After that, Cheese Factory (at Callidus' request) made a voluntary assignment into bankruptcy.

CRA commenced an action, asserting a personal right of action against Callidus for receipt of funds impressed with a deemed trust. Callidus took the position that Cheese Factory's bankruptcy had extinguished the deemed trust, and with it any personal right of action by the Crown against Cheese Factory's secured creditor. At trial, the Federal Court sided with Callidus. 

The majority of the Court of Appeal, in a split decision, sided with the Crown on the basis that an obligation to remit proceeds or property impressed with the deemed trust arose at the time the funds were received, and thus survived the tax debtor's bankruptcy. Pelletier J.A. delivered a strongly worded dissent, in which he held that any liability of a secured creditor for receipt of trust funds depended on the continued existence of the trust, and pointed out that ss. 67(2) and (3) of the BIA provide that a deemed trust in respect of unpaid source deductions survives a tax debtor's bankruptcy, and (by implication) a deemed trust for unremitted GST and HST does not.

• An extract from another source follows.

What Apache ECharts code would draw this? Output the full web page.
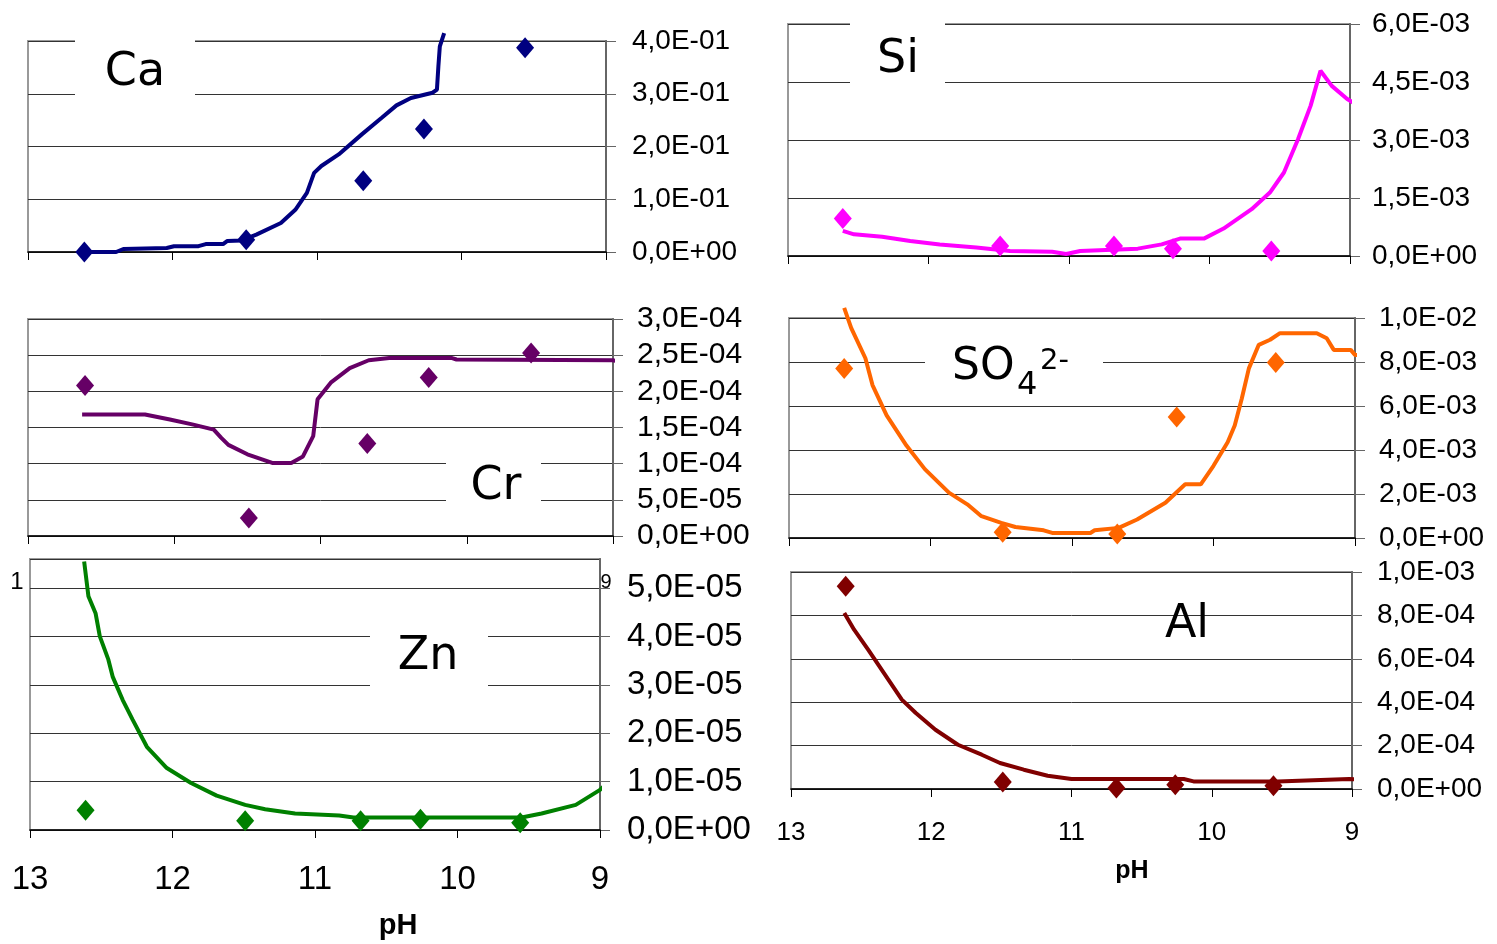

On November 8th, in reasons delivered orally from the bench, the Supreme Court of Canada unanimously adopted the dissenting reasons of Pelletier J.A., and with that finally determined the issue of whether the Crown's personal right of action against a secured creditor of a tax debtor is extinguished by the tax debtor's subsequent bankruptcy.  The Supreme Court expressly did not rule on the scope or enforceability of the s. 222 deemed trust pre-bankruptcy.


The Federal Court of Appeal decision created significant uncertainty and concern for secured lenders who wished to work with distressed debtors outside of bankruptcy through forbearance agreements or similar "soft restructuring" tools. In effect, the Court of Appeal would have required a tax debtor's unpaid GST and HST amounts to be guaranteed by its secured creditors, despite the practical reality that the actual amounts of those arrears can be difficult to determine even by CRA, often requiring an audit. 

Moreover, the Court of Appeal's ruling would have created a strong disincentive for a secured creditor to work with a distressed borrower outside of bankruptcy to resolve its balance sheet issues. An asset-based lender or other secured creditor would have been well advised to adopt the practice of petitioning all insolvent debtors into bankruptcy prior to accepting any proceeds from receipts or the sale of assets, absent certainty that nothing is owing to CRA in respect of unremitted GST or HST.

The Supreme Court's ruling will thus come as welcome news to secured lenders in Canada, who may rest assured that (post-bankruptcy at least) they will not be expected to make CRA whole for unremitted GST or HST obligations of borrowers.

The issue of the enforceability of the ETA deemed trust outside of bankruptcy has been left to be decided another day.


1 Canada v. Callidus Capital Corporation, 2015 FC 977 (rev'd) 2017 FCA 162, Pelletier J.A. dissenting.